As I stroll in, the family of the sergeant who went before me is still on the giant screen. I see his wife trying desperately to keep her composure and get her three kids out of the room where they were filmed in an orderly fashion. Then, in the corner of the screen coming through the doorway is a very distorted shape that the camera is trying to focus on. It walks like my girlfriend. It's the same size as my girlfriend. And it is my girlfriend. She giggles, and I wave and smile.

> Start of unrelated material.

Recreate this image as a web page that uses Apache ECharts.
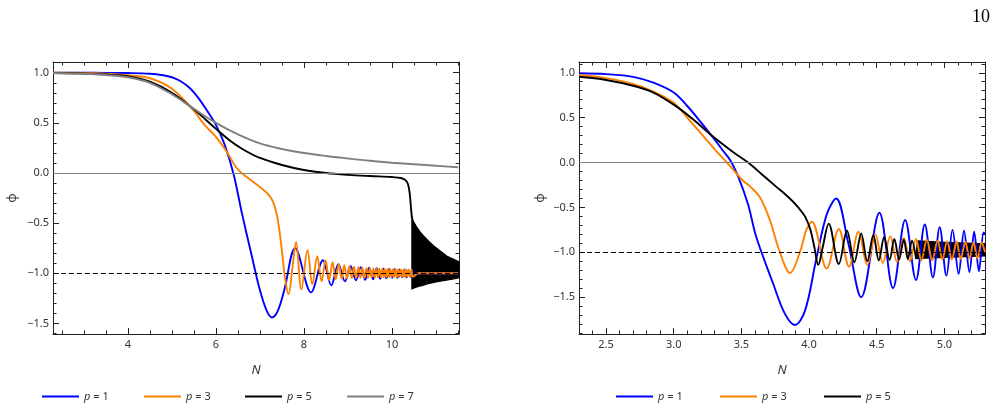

I have to press a foot switch every time I want to speak so that the microphone turns off. Otherwise the delay will cause a killer echo. There is at least a 15-second delay that makes normal conversation useless. Speak. Pause. Pause. Pause. Pause. Response. But she is there and she can hear me and I can see her.

She's wearing the Curious George shirt I bought her on the Universal City Walk in L.A. It fits her perfectly, and her hair is beautiful. She's had three hair cuts since I left, but luckily she sends me pictures, so I stay up to date with the girlfriend fashions.

We have this silly thing that we do. It started one night when we were at a rave in L.A. To the beat, I say "girlfriend" while I nod my head. Then I say "run in place," which I do to the beat. It's a sign of my affection. So there I am, in Baghdad, Iraq, running in place in Saddam's conference room so that my girlfriend can watch me on the other side of the Earth.

I showed her my muscles, my big ol' arms that are twice the size as when I left. She was impressed — or she at least faked it for me. She's a good woman.

I left hating this place more then ever, but also feeling a bit more relaxed. I made it to my cot, and I sweated off into sleep. This is almost over.